Police, bylaw officers enforcing provincial emergency measures

A NEW NORMAL- County of Prince Edward worker Jason Young makes preparations for a more permanent physical barrier to the Benson Park Playground equipment in early April. The municipality announced Thursday its reopening some parks and public recreation areas. (Jason Parks/Gazette Staff)


The County of Prince Edward and the Prince Edward OPP detachment are getting serious about social distancing and enforcing the Emergency Management and Civil Protection Act.

Both OPP officers and municipal bylaw enforcement personal were in the public this weekend, ensuring community members were practicing safe social distancing, not congregating in groups of more than five and not using municipal recreational amenities.

While it may be a scene reminiscent of Stalin’s Soviet Union, this is the new necessary normal while Canada tries to the ‘Flatten the curve’ of the COVID-19 pandemic.

According to Prince Edward OPP Media Relations Officer Aaron Miller, the detachment fielded 33 calls for service over the weekend in addition to being present in the community to remind the public what is expected during this unheralded time.

Part of that education process involved OPP bicycle patrols being conducted on the Millennium Trail.

This patrol resulted in a number of reminders regarding physical distancing.

“The OPP is fully committed to public safety and is utilizing all tools to assist in keeping the community safe,” Miller said.

The fine for failing to comply with the provincial order is $750. Failing to give the by-law enforcement officer your name is considered obstruction and carries a fine of $1,000.

These fines have already been levied in the Quinte area as Belleville Police Service were called to to a business on Millennium Parkway on Sunday evening where about 25 people were congregated in close quarters around vehicles, smoking and socializing.

The organizer of the group identified himself and was hit with a $750 fine.

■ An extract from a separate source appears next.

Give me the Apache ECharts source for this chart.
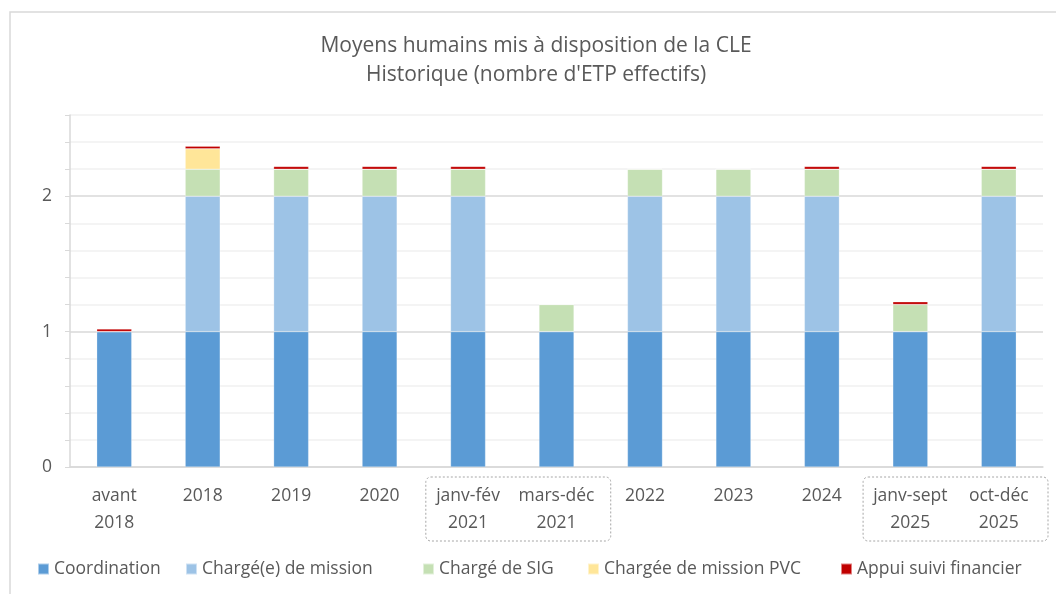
<!DOCTYPE html>
<html>
<head>
<meta charset="utf-8">
<script src="https://cdn.jsdelivr.net/npm/echarts@6/dist/echarts.min.js"></script>
<style>
  html, body { margin: 0; padding: 0; background: #fff; }
  #chart { width: 1056px; height: 594px; }
</style>
</head>
<body>
<div id="chart"></div>
<script>
// categories (x axis)
const categories = [
  "avant\n2018", "2018", "2019", "2020", "janv-fév\n2021", "mars-déc\n2021",
  "2022", "2023", "2024", "janv-sept\n2025", "oct-déc\n2025"
];
// series names
const seriesNames = [
  "Coordination", "Chargé(e) de mission", "Chargé de SIG",
  "Chargée de mission PVC", "Appui suivi financier"
];
// ETP per role
const coordination = [1, 1, 1, 1, 1, 1, 1, 1, 1, 1, 1];
const chargeMission = [0, 1, 1, 1, 1, 0, 1, 1, 1, 0, 1];
const chargeSig = [0, 0.2, 0.2, 0.2, 0.2, 0.2, 0.2, 0.2, 0.2, 0.2, 0.2];
const chargeePvc = [0, 0.15, 0, 0, 0, 0, 0, 0, 0, 0, 0];
const appuiFinancier = [0.02, 0.02, 0.02, 0.02, 0.02, 0, 0, 0, 0.02, 0.02, 0.02];
// groups framed with a dotted box under the axis
const boxedGroups = [[4, 5], [9, 10]];

const chart = echarts.init(document.getElementById("chart"));
const font = "'Open Sans', 'Noto Sans', sans-serif";
const textColor = "#595959";
const colors = ["#5B9BD5", "#9DC3E6", "#C5E0B4", "#FFE699", "#C00000"];
const legendLeft = [32, 180, 417, 582, 835];
const boxShift = [6, 1];

function bar(name, data, color) {
  return {
    name: name,
    type: "bar",
    stack: "etp",
    data: data,
    barWidth: 35,
    itemStyle: { color: color, borderColor: "rgba(255,255,255,0.5)", borderWidth: 0.5 }
  };
}

const option = {
  animation: false,
  textStyle: { fontFamily: font },
  title: {
    text: "Moyens humains mis à disposition de la CLE\nHistorique (nombre d'ETP effectifs)",
    left: 531,
    textAlign: "center",
    top: 27,
    textStyle: { fontSize: 21, fontWeight: "normal", color: textColor, lineHeight: 29, fontFamily: font }
  },
  legend: seriesNames.map(function (n, i) {
    return {
      data: [n],
      bottom: 11,
      left: legendLeft[i],
      itemWidth: 11,
      itemHeight: 11,
      icon: "rect",
      textStyle: { fontSize: 17.5, color: textColor, fontFamily: font }
    };
  }),
  grid: { left: 70, right: 13, top: 115, bottom: 127 },
  xAxis: {
    type: "category",
    data: categories,
    axisTick: { show: false },
    axisLine: { lineStyle: { color: "#D9D9D9", width: 1.5 } },
    axisLabel: { color: textColor, fontSize: 17.5, lineHeight: 27, margin: 16, interval: 0, fontFamily: font }
  },
  yAxis: {
    type: "value",
    min: 0,
    max: 2.6,
    interval: 0.2,
    axisLine: { show: true, lineStyle: { color: "#D9D9D9", width: 1.5 } },
    axisTick: { show: true, length: 5, lineStyle: { color: "#D9D9D9" } },
    axisLabel: {
      color: textColor,
      fontSize: 17.5,
      margin: 18,
      fontFamily: font,
      formatter: function (v) {
        return Math.abs(v - Math.round(v)) < 1e-6 ? String(Math.round(v)) : "";
      }
    },
    splitLine: {
      lineStyle: { color: ["#D9D9D9", "#F0F0F0", "#F0F0F0", "#F0F0F0", "#F0F0F0"], width: 1.5 }
    }
  },
  series: [
    bar(seriesNames[0], coordination, colors[0]),
    bar(seriesNames[1], chargeMission, colors[1]),
    bar(seriesNames[2], chargeSig, colors[2]),
    bar(seriesNames[3], chargeePvc, colors[3]),
    bar(seriesNames[4], appuiFinancier, colors[4])
  ]
};

chart.setOption(option);

// frame + dotted boxes around grouped periods
function drawDecor() {
  const half = chart.convertToPixel({ xAxisIndex: 0 }, categories[1]) -
    chart.convertToPixel({ xAxisIndex: 0 }, categories[0]);
  const elements = [{
    type: "rect",
    shape: { x: 10, y: 12, width: 1060, height: 600 },
    style: { fill: "none", stroke: "#D9D9D9", lineWidth: 1.5 },
    silent: true
  }];
  boxedGroups.forEach(function (g, i) {
    const x0 = chart.convertToPixel({ xAxisIndex: 0 }, categories[g[0]]) - half / 2 - 4 + boxShift[i];
    const x1 = chart.convertToPixel({ xAxisIndex: 0 }, categories[g[1]]) + half / 2 + 4 + boxShift[i];
    elements.push({
      type: "rect",
      shape: { x: x0, y: 477, width: x1 - x0, height: 64, r: 5 },
      style: { fill: "none", stroke: "#A6A6A6", lineWidth: 1, lineDash: [2, 2] },
      silent: true
    });
  });
  chart.setOption({ graphic: elements });
}
drawDecor();
</script>
</body>
</html>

In an emergency, the public can still reach the OPP by calling 911, but if you are reporting something that does not require immediate police assistance such as a large gathering or failure to maintain social distancing, please call 1-888-310-1122

Meanwhile, the County of Prince Edward announced Friday that Municipal bylaw enforcement is working to ensure the public complies with the provincial-wide emergency order closing all outdoor recreational amenities.

The province on March 30 issued an emergency order under the Emergency Management and Civil Protection Act to close all outdoor recreational amenities. This includes but is not limited to playgrounds, sports fields, basketball and tennis courts, off-leash dog parks, benches, skateboard parks picnic areas, and beaches.

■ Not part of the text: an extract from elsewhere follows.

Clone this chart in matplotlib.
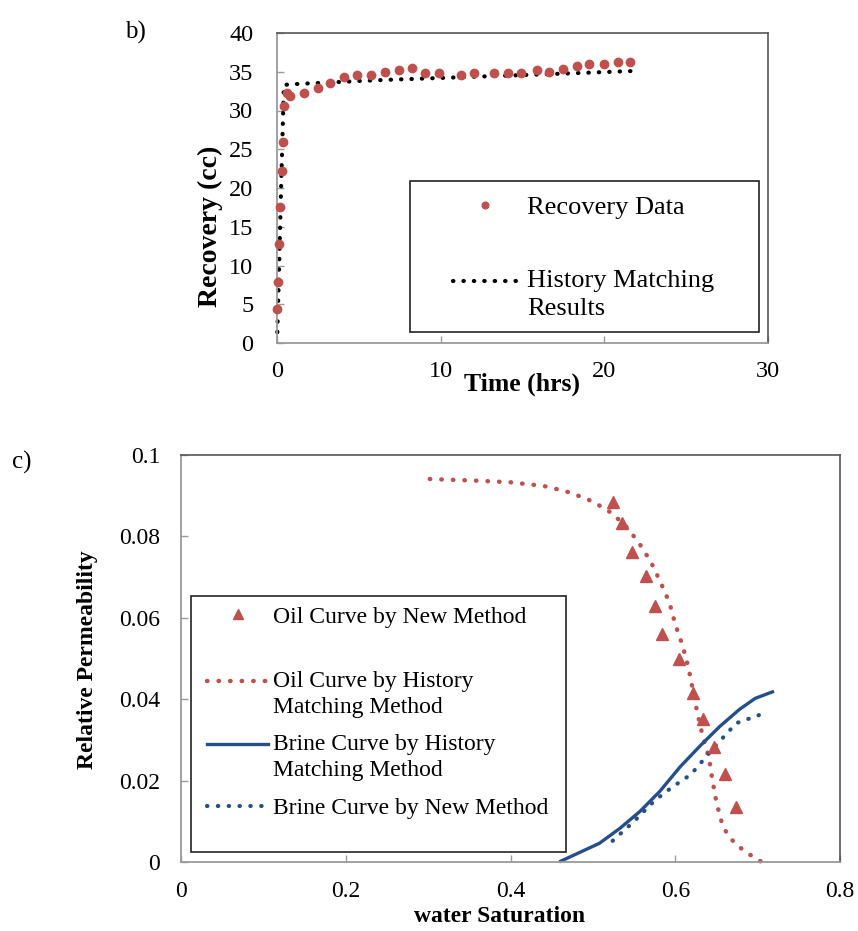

While the municipality had placed caution tape around playground structures and gathering points at parks under their purview, preparations for more permanent barriers were being performed Monday.

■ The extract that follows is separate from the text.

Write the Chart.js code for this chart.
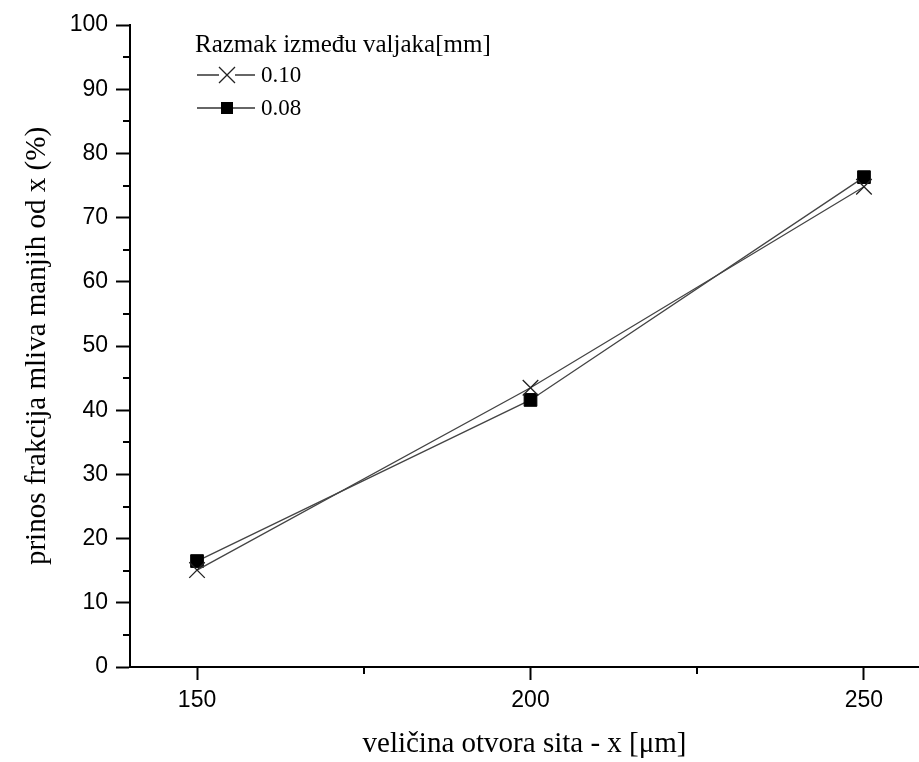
<!DOCTYPE html>
<html>
<head>
<meta charset="utf-8">
<script src="https://cdn.jsdelivr.net/npm/chart.js@4/dist/chart.umd.min.js"></script>
<style>
  html, body { margin: 0; padding: 0; background: #fff; }
  #wrap { width: 919px; height: 762px; }
</style>
</head>
<body>
<div id="wrap"><canvas id="chart" width="919" height="762"></canvas></div>
<script>
// podaci ocitani sa grafika
const velicinaSita = [150, 200, 250];
const razmak010 = [15.1, 43.5, 74.8];
const razmak008 = [16.5, 41.6, 76.3];
const xMajorTicks = [150, 200, 250];
const xMinorTicks = [175, 225];
const yMinorTicks = [5, 15, 25, 35, 45, 55, 65, 75, 85, 95];
const legendTitle = "Razmak između valjaka[mm]";
const seriesLabels = ["0.10", "0.08"];

const sans = "'Liberation Sans', Arial, sans-serif";
const serif = "'Liberation Serif', 'Times New Roman', serif";

function toPoints(xs, ys) {
    return xs.map((x, i) => ({ x: x, y: ys[i] }));
}

// sitne podeoke i legenda crtaju se rucno
const extrasPlugin = {
    id: "extras",
    afterDraw(chart) {
        const ctx = chart.ctx;
        const xs = chart.scales.x;
        const ys = chart.scales.y;
        ctx.save();
        ctx.strokeStyle = "#000";
        ctx.lineWidth = 2;
        xMinorTicks.forEach(v => {
            const px = Math.round(xs.getPixelForValue(v));
            ctx.beginPath();
            ctx.moveTo(px, xs.top);
            ctx.lineTo(px, xs.top + 7);
            ctx.stroke();
        });
        yMinorTicks.forEach(v => {
            const py = Math.round(ys.getPixelForValue(v));
            ctx.beginPath();
            ctx.moveTo(ys.right, py);
            ctx.lineTo(ys.right - 7, py);
            ctx.stroke();
        });

        // legenda
        const lx = 197;
        ctx.fillStyle = "#000";
        ctx.font = "25px " + serif;
        ctx.textBaseline = "alphabetic";
        ctx.textAlign = "left";
        ctx.fillText(legendTitle, 195, 52);

        const rows = [75, 108];
        chart.data.datasets.forEach((ds, i) => {
            const ry = rows[i];
            ctx.strokeStyle = "#333";
            ctx.lineWidth = 1.3;
            ctx.beginPath();
            ctx.moveTo(lx, ry);
            ctx.lineTo(lx + 58, ry);
            ctx.stroke();
            const cx = lx + 30;
            if (ds.pointStyle === "crossRot") {
                const d = 8;
                ctx.strokeStyle = "#222";
                ctx.fillStyle = "#fff";
                ctx.fillRect(cx - d, ry - d, 2 * d, 2 * d);
                ctx.beginPath();
                ctx.moveTo(cx - d, ry - d);
                ctx.lineTo(cx + d, ry + d);
                ctx.moveTo(cx + d, ry - d);
                ctx.lineTo(cx - d, ry + d);
                ctx.stroke();
            } else {
                ctx.fillStyle = "#000";
                ctx.fillRect(cx - 6, ry - 6, 12, 12);
            }
            ctx.fillStyle = "#000";
            ctx.font = "23px " + serif;
            ctx.textBaseline = "middle";
            ctx.fillText(seriesLabels[i], lx + 64, ry + 1);
        });
        ctx.restore();
    }
};

const ctx = document.getElementById("chart").getContext("2d");
new Chart(ctx, {
    type: "line",
    data: {
        datasets: [{
            label: seriesLabels[0],
            data: toPoints(velicinaSita, razmak010),
            borderColor: "#444",
            borderWidth: 1.3,
            pointStyle: "crossRot",
            pointRadius: 11,
            pointBorderWidth: 1.3,
            pointBorderColor: "#222",
            pointBackgroundColor: "rgba(0,0,0,0)",
            tension: 0
        }, {
            label: seriesLabels[1],
            data: toPoints(velicinaSita, razmak008),
            borderColor: "#444",
            borderWidth: 1.3,
            pointStyle: "rect",
            pointRadius: 9,
            pointBorderWidth: 1,
            pointBorderColor: "#000",
            pointBackgroundColor: "#000",
            tension: 0
        }]
    },
    options: {
        responsive: false,
        devicePixelRatio: 1,
        animation: false,
        layout: {
            autoPadding: false,
            padding: { top: 25, right: 0, bottom: 0, left: 0 }
        },
        plugins: {
            legend: { display: false },
            tooltip: { enabled: false }
        },
        scales: {
            x: {
                type: "linear",
                min: 139.95,
                max: 258.25,
                afterBuildTicks: scale => {
                    scale.ticks = xMajorTicks.map(v => ({ value: v }));
                },
                afterFit: scale => {
                    scale.height = 95;
                    scale.paddingLeft = 0;
                    scale.paddingRight = 0;
                },
                border: { display: true, color: "#000", width: 2 },
                grid: {
                    drawOnChartArea: false,
                    drawTicks: true,
                    tickLength: 13,
                    tickWidth: 2,
                    tickColor: "#000"
                },
                ticks: {
                    color: "#000",
                    padding: 7,
                    maxRotation: 0,
                    font: { family: sans, size: 23 },
                    callback: v => String(v)
                },
                title: {
                    display: true,
                    text: "veličina otvora sita - x [μm]",
                    color: "#000",
                    font: { family: serif, size: 29 },
                    padding: { top: 0, bottom: 0 }
                }
            },
            y: {
                min: 0,
                max: 100,
                afterFit: scale => { scale.width = 130; },
                border: { display: true, color: "#000", width: 2 },
                grid: {
                    drawOnChartArea: false,
                    drawTicks: true,
                    tickLength: 14,
                    tickWidth: 2,
                    tickColor: "#000"
                },
                ticks: {
                    stepSize: 10,
                    color: "#000",
                    padding: 8,
                    font: { family: sans, size: 23 }
                },
                title: {
                    display: true,
                    text: "prinos frakcija mliva manjih od x (%)",
                    color: "#000",
                    font: { family: serif, size: 29 },
                    padding: { top: 20, bottom: 0 }
                }
            }
        }
    },
    plugins: [extrasPlugin]
});
</script>
</body>
</html>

Green spaces that the public can walk through such as trails, shoreline, and boardwalk areas remain open for walkthrough access provided that individuals maintain the safe physical distance of at least two metres apart from others.

The County has posted signs and barricaded where possible all outdoor recreational amenities. Walking along the Millennium Trail and the waterfront at the Wellington Beach is permitted but congregating on the beach is not allowed and fines will be issued.

County by-law enforcement officers will be monitoring all recreational facilities to ensure compliance with the order. They will also be enforcing the order limiting public gatherings to fewer than five people.

Up to date information on the County’s response to the COVID-19 pandemic is posted on the County website: www.thecounty.ca/county-residents/covid-19.